Villanova University College of Engineering announces the launch of a new center designed to integrate and advance interdisciplinary research and scholarship at the nexus of people and the planet.
Directed by Associate Professor Wenqing “Vicky” Xu, PhD, of the Civil and Environmental Engineering Department, the new Center for Human-Environmental Systems (CHES) will address environmental concerns through biomimicry, finding solutions by exploring how nature itself would solve these problems. CHES will reach across disciplines, bringing in faculty members from the College of Liberal Arts & Sciences and the Charles Widger School of Law, in addition to the COE, to advance technologies and solutions that mimic natural processes and promote restorative impacts upon the Earth’s interconnected systems.

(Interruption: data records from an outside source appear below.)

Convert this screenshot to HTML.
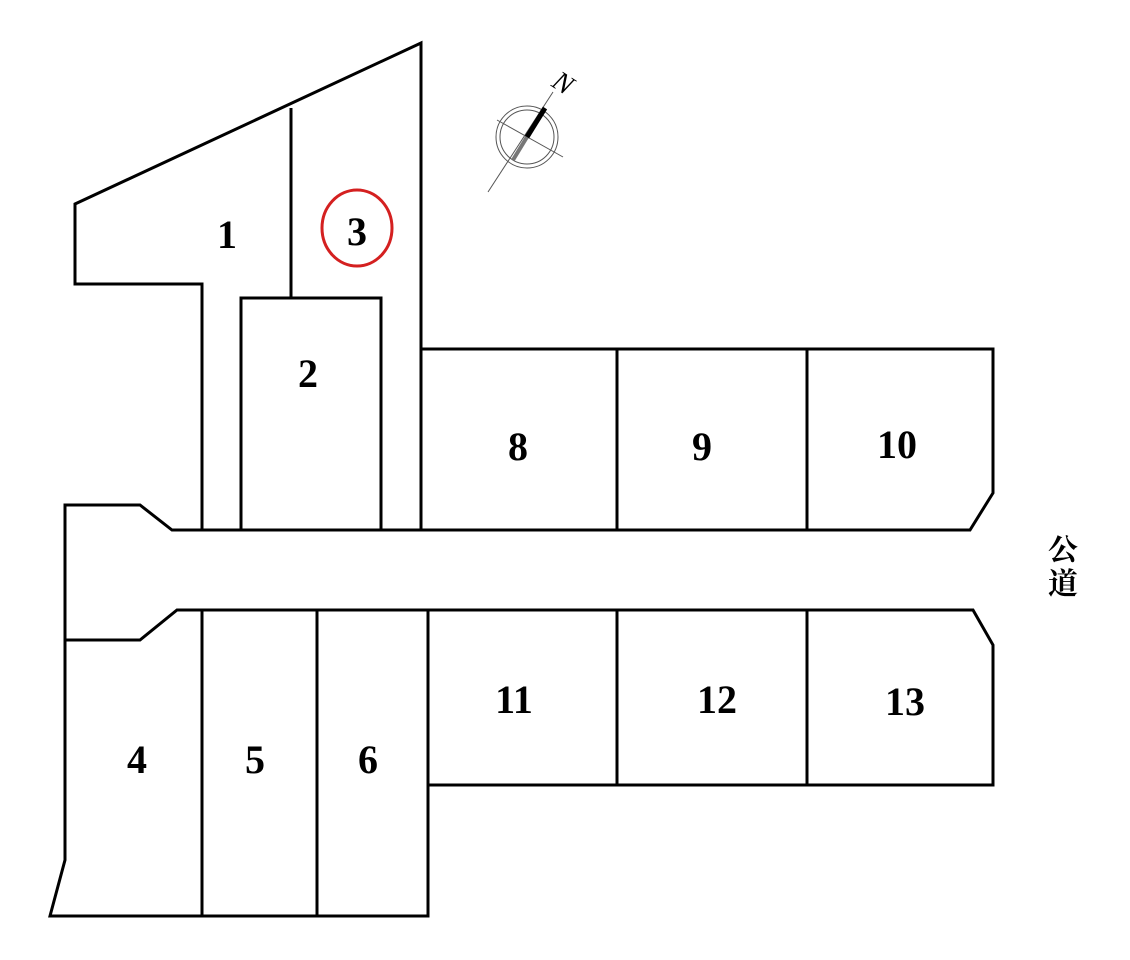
<!DOCTYPE html>
<html><head><style>body{margin:0;background:#fff}svg{display:block}</style></head><body>
<svg width="1130" height="960" viewBox="0 0 1130 960" xmlns="http://www.w3.org/2000/svg">
<g fill="none" stroke="#000" stroke-width="3" stroke-linejoin="miter">
<polyline points="202,529 202,284 75,284 75,204 421,43 421,529"/>
<line x1="291" y1="108" x2="291" y2="298"/>
<polyline points="241,529 241,298 381,298 381,529"/>
<polyline points="65,640 65,505 140,505 172,530 970,530 993,493 993,349 421,349"/>
<line x1="617" y1="349" x2="617" y2="530"/>
<line x1="807" y1="349" x2="807" y2="530"/>
<polygon points="65,640 140,640 177,610 973,610 993,645 993,785 428,785 428,916 50,916 65,860"/>
<line x1="202" y1="610" x2="202" y2="916"/>
<line x1="317" y1="610" x2="317" y2="916"/>
<line x1="428" y1="610" x2="428" y2="785"/>
<line x1="617" y1="610" x2="617" y2="785"/>
<line x1="807" y1="610" x2="807" y2="785"/>
</g>
<ellipse cx="357" cy="228" rx="35" ry="38" fill="none" stroke="#d42020" stroke-width="3"/>
<g stroke="#555" fill="none">
<circle cx="527" cy="137" r="31" stroke-width="1"/>
<circle cx="527" cy="137" r="27" stroke-width="1"/>
<line x1="488" y1="192" x2="553" y2="92" stroke-width="1"/>
<line x1="497" y1="120" x2="563" y2="157" stroke-width="1"/>
<line x1="527" y1="137" x2="513" y2="160" stroke-width="4" stroke="#777"/>
<line x1="527" y1="137" x2="545" y2="108" stroke-width="5" stroke="#000"/>
</g>
<text x="563" y="92" font-family="Liberation Serif,serif" font-style="italic" font-size="28" text-anchor="middle" transform="rotate(33 563 83)">N</text>
<g font-family="Liberation Serif,serif" font-weight="bold" font-size="40" text-anchor="middle">
<text x="227" y="248">1</text>
<text x="357" y="245">3</text>
<text x="308" y="387">2</text>
<text x="518" y="460">8</text>
<text x="702" y="460">9</text>
<text x="897" y="458">10</text>
<text x="514" y="713">11</text>
<text x="717" y="713">12</text>
<text x="905" y="715">13</text>
<text x="137" y="773">4</text>
<text x="255" y="773">5</text>
<text x="368" y="773">6</text>
</g>
<g font-family="'Noto Serif CJK SC','Noto Sans CJK JP',serif" font-weight="bold" font-size="30" text-anchor="middle">
<text x="1063" y="560">公</text>
<text x="1063" y="594">道</text>
</g>
</svg>
</body></html>
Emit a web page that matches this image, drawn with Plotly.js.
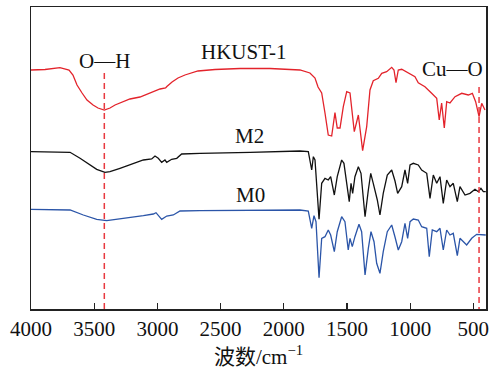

“The goal is to understand and address issues at the interface of human-environmental systems,” says Dr. Xu, whose research focuses on understanding the various ways that nature detoxifies contaminants; her work earned her the prestigious CAREER award from the National Science Foundation in 2018.
“We don’t know much about the feedback loop between human systems and the environment—and rightfully so, because we don’t have that expertise within one discipline to address this,” she adds. “The center will work to pull together cross-campus research teams to respond to pressing issues, and advance and accelerate the University’s contributions to the field and our shared future.”
Joining Dr. Xu as core faculty members in CHES are Dr. Metin Duran, professor of Civil and Environmental Engineering; Dr. Bo Li, associate professor of Mechanical Engineering; Dr. Ryan Jorn, associate professor of Chemistry; and Dr. Todd Aagaard, professor of Law. CHES is funded by 10 active grants, provided by such entities as the National Science Foundation, Department of Defense, National Institutes of Health, Environmental Protection Agency and Philadelphia Water Department.
“With a research focus on environmental justice in addition to biomimetic materials and sensing technologies, CHES has the potential to elevate the profile of the COE while furthering our commitment to engineering for the greater good,” says Michele Marcolongo, PhD, PE, the Drosdick Endowed Dean of Engineering.